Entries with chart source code
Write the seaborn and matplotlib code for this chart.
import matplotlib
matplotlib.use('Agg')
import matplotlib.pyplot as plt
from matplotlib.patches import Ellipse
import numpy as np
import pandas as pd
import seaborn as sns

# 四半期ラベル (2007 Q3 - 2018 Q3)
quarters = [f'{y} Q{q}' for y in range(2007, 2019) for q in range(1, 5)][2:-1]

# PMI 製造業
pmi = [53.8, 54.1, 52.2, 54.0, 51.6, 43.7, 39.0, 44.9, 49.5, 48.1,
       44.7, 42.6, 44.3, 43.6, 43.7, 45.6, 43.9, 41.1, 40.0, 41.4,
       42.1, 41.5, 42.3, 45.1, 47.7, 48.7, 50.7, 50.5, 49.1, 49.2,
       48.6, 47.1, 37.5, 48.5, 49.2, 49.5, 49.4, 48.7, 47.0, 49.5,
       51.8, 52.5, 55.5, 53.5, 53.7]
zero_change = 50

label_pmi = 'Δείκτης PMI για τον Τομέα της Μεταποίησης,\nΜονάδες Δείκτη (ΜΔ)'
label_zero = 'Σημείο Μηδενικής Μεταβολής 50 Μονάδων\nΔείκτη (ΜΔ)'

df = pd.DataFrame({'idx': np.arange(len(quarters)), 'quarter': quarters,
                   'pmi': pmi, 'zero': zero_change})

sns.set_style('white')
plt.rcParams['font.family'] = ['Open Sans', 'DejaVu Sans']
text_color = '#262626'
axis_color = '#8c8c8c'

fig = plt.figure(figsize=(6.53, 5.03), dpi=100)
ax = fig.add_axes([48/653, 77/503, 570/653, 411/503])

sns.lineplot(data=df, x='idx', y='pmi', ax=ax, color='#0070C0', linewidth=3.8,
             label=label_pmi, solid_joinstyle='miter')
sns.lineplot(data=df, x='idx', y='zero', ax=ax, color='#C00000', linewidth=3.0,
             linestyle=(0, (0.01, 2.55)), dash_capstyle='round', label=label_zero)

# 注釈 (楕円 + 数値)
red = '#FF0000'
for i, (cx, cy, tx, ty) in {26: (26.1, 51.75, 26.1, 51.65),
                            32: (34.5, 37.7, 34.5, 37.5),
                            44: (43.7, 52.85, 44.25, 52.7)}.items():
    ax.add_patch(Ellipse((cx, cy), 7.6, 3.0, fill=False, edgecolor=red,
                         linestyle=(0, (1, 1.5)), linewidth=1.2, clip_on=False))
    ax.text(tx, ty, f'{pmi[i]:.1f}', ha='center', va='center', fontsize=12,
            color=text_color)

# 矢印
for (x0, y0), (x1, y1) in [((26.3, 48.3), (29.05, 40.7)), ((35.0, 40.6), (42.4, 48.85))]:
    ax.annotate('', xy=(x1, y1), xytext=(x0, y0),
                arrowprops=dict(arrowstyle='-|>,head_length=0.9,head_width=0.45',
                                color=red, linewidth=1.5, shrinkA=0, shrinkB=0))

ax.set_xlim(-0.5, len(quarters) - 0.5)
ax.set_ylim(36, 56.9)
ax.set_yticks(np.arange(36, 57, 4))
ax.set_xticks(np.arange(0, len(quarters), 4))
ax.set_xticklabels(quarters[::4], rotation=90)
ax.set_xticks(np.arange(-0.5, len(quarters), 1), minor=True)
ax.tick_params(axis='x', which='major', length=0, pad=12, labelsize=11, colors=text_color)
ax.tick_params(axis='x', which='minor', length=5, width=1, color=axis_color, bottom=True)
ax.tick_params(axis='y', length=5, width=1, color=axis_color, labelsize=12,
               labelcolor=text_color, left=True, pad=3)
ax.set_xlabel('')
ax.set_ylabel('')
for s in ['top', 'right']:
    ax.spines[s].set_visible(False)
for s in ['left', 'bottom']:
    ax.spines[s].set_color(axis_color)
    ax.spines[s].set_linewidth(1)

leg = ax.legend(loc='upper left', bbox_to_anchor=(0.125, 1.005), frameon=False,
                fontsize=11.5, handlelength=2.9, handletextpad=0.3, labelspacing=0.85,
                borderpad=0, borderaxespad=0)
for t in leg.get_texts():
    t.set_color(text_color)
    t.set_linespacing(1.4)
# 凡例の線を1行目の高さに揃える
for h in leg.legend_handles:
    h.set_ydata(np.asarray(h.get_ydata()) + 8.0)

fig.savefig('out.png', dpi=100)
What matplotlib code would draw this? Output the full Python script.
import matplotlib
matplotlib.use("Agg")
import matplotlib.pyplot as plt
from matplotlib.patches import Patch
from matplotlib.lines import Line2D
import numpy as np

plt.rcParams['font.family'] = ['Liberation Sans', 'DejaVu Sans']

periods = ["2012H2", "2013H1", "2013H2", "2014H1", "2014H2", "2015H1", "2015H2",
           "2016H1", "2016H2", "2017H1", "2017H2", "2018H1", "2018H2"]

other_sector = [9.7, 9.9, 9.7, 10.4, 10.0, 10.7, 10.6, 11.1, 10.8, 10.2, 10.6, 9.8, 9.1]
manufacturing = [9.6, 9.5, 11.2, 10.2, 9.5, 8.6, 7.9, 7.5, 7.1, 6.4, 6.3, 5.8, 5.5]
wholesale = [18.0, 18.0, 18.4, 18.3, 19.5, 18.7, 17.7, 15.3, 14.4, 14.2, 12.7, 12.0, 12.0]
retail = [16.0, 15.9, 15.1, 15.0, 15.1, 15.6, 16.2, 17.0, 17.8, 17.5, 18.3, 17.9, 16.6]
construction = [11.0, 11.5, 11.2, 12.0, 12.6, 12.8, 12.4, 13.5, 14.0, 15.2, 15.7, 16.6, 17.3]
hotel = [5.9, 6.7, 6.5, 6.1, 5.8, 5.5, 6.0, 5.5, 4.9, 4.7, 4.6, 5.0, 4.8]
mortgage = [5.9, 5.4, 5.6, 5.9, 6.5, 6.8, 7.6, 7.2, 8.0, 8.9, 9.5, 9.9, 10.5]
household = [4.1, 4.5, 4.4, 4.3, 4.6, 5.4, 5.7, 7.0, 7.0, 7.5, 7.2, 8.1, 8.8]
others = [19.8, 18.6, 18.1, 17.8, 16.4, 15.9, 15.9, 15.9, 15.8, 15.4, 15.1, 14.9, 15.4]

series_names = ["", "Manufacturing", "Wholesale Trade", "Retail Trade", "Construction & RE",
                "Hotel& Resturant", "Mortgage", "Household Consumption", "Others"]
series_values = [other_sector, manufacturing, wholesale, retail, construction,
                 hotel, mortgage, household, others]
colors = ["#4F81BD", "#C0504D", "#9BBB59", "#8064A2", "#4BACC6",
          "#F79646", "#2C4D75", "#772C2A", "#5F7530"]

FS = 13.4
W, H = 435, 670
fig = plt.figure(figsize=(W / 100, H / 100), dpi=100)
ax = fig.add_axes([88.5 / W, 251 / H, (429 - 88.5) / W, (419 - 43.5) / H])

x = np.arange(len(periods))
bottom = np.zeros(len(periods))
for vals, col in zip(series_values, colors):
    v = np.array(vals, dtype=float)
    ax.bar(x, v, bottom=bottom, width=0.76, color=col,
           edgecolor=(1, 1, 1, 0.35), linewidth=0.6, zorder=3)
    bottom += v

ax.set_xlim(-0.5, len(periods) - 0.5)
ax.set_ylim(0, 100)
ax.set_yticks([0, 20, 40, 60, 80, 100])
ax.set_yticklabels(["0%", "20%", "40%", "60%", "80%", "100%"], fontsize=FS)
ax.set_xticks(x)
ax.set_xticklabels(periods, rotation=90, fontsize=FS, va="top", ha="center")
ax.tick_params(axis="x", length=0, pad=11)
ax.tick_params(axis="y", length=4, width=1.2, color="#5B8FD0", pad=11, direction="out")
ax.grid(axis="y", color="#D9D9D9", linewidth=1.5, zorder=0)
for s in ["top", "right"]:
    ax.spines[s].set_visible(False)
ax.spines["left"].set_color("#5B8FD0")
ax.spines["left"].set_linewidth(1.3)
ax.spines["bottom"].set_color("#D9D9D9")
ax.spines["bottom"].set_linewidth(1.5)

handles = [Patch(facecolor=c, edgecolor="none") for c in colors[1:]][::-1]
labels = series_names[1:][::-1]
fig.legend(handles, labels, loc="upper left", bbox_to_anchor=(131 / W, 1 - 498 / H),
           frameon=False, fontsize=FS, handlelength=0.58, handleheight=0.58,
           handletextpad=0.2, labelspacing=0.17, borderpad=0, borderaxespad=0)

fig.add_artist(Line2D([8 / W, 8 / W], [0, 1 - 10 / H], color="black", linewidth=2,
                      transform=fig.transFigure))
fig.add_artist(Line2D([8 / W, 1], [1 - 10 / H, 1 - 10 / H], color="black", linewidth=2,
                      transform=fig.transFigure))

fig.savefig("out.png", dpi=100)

:: Given exercise ::
Please transcribe, exactly and with nothing added, the lines from the first line of the material above through the line that contains "in range(1, 5)][2:-1]".

:: Solution ::
Write the seaborn and matplotlib code for this chart.
import matplotlib
matplotlib.use('Agg')
import matplotlib.pyplot as plt
from matplotlib.patches import Ellipse
import numpy as np
import pandas as pd
import seaborn as sns

# 四半期ラベル (2007 Q3 - 2018 Q3)
quarters = [f'{y} Q{q}' for y in range(2007, 2019) for q in range(1, 5)][2:-1]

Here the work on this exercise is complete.